Double Angle Formulas

For sine, we have

\[ \sin 2A = 2 \sin A \cos A \notag \]

For cosine, we have several equivalent expressions

\[ \cos 2A = \textcolor{red}{\cos^2 A - \sin^2 A} = \textcolor{blue}{ 1 - 2 \sin^2 A} = \textcolor{green}{2 \cos^2 A - 1} \notag \]

Also, if needed, we have for tangent

\[ \tan 2A = \frac{2 \tan A}{1 - \tan^2 x} \notag \]

Solving Trig Equations

To find all solutions to a trigonometric equation,

1. Use algebra to manipulate the equation until it consists of one single trig function isolated on one side of the equals.
2. Find all the solutions in the usual unit circle (angles between \(0\) and \(2\pi\)).
3. List all solutions by adding integer multiples of the period to the solutions.
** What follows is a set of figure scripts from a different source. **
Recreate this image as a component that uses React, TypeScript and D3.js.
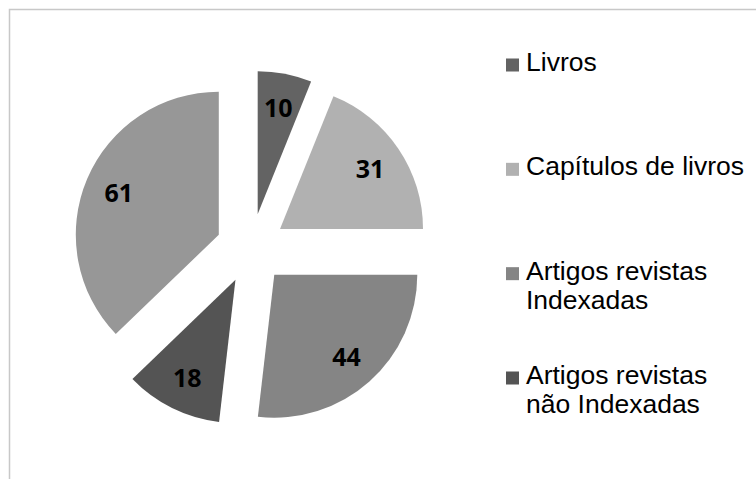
import * as d3 from "d3";

const categories = [
  "Livros",
  "Capítulos de livros",
  "Artigos revistas Indexadas",
  "Artigos revistas não Indexadas",
  "Outros",
];
const values = [10, 31, 44, 18, 61];
const colors = ["#636363", "#b1b1b1", "#858585", "#545454", "#979797"];
// legend shows only the first four entries, wrapped onto lines
const legendLines = [
  ["Livros"],
  ["Capítulos de livros"],
  ["Artigos revistas", "Indexadas"],
  ["Artigos revistas", "não Indexadas"],
];

const width = 756;
const height = 479;
const cx = 251;
const cy = 248.5;
const radius = 143;
const explode = 35;

function App() {
  const pie = d3
    .pie<number>()
    .sort(null)
    .value((d) => d)
    .startAngle(0)
    .endAngle(2 * Math.PI);
  const arcs = pie(values);
  const arc = d3.arc<d3.PieArcDatum<number>>().innerRadius(0).outerRadius(radius);

  const legendY = d3
    .scalePoint<number>()
    .domain(d3.range(legendLines.length))
    .range([71, 384]);

  return (
    <svg
      width={width}
      height={height}
      style={{ position: "absolute", left: 0, top: 0, background: "#fff" }}
    >
      <rect
        x={9.5}
        y={9.5}
        width={width + 20}
        height={height + 20}
        fill="#fff"
        stroke="#c8c8c8"
        strokeWidth={1.5}
      />
      <g transform={`translate(${cx},${cy})`}>
        {arcs.map((a, i) => {
          const mid = (a.startAngle + a.endAngle) / 2;
          const dx = explode * Math.sin(mid);
          const dy = -explode * Math.cos(mid);
          const lr = 0.76 * radius;
          return (
            <g key={i} transform={`translate(${dx},${dy})`}>
              <path d={arc(a) ?? ""} fill={colors[i]} />
              <text
                x={lr * Math.sin(mid)}
                y={-lr * Math.cos(mid)}
                textAnchor="middle"
                dominantBaseline="central"
                style={{ fontFamily: "'Open Sans', sans-serif", fontWeight: 700, fontSize: "25px" }}
                fill="#000"
              >
                {values[i]}
              </text>
            </g>
          );
        })}
      </g>
      <g style={{ fontFamily: "'Liberation Sans', Arial, sans-serif", fontSize: "26.5px" }} fill="#000">
        {legendLines.map((lines, i) => {
          const y = legendY(i) ?? 0;
          return (
            <g key={i}>
              <rect x={506} y={y - 12.5} width={13} height={13} fill={colors[i]} />
              {lines.map((t, j) => (
                <text key={j} x={526} y={y + j * 29}>
                  {t}
                </text>
              ))}
            </g>
          );
        })}
      </g>
    </svg>
  );
}

export default App;
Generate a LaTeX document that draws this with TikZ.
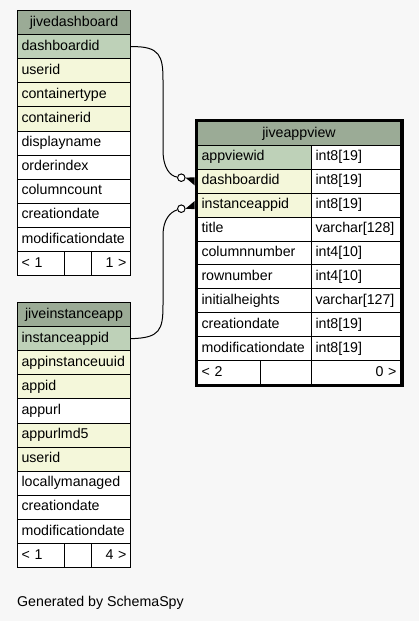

Algebra tricks and techniques to try:

• Translate everything into sines and cosines and simplify.
• If there are multiple fraction terms, find a common denominator.
• On the other hand, if there is a fraction with multiple terms added/subtracted in the numerator, try splitting it into multiple fractions in case anything will simplify.
• Bring everything to one side and then try factoring and splitting into cases.
• If there are absolute value bars, split into two cases.
• Try squaring both sides to see if it makes it easier, but you must check your answers at the end to make sure they work in the original equation!
• Look for expressions that look like double-angle or sum/difference formulas in case you can replace them with something simpler.
• Try getting all the trig to be in terms of a single type (like using the Pythagorean Identity to replace \( \sin^2 x\) with \( 1- \cos^2 x\)).
• If there is a complicated input, first ignore it (you could replace it with a nickname variable) to find the angles you want, and then adjust as necessary.
• When in doubt, just rewrite the equation in many different ways using identities to replace/condense/expand/simplify/manipulate the various parts, until something works! "Write down true things."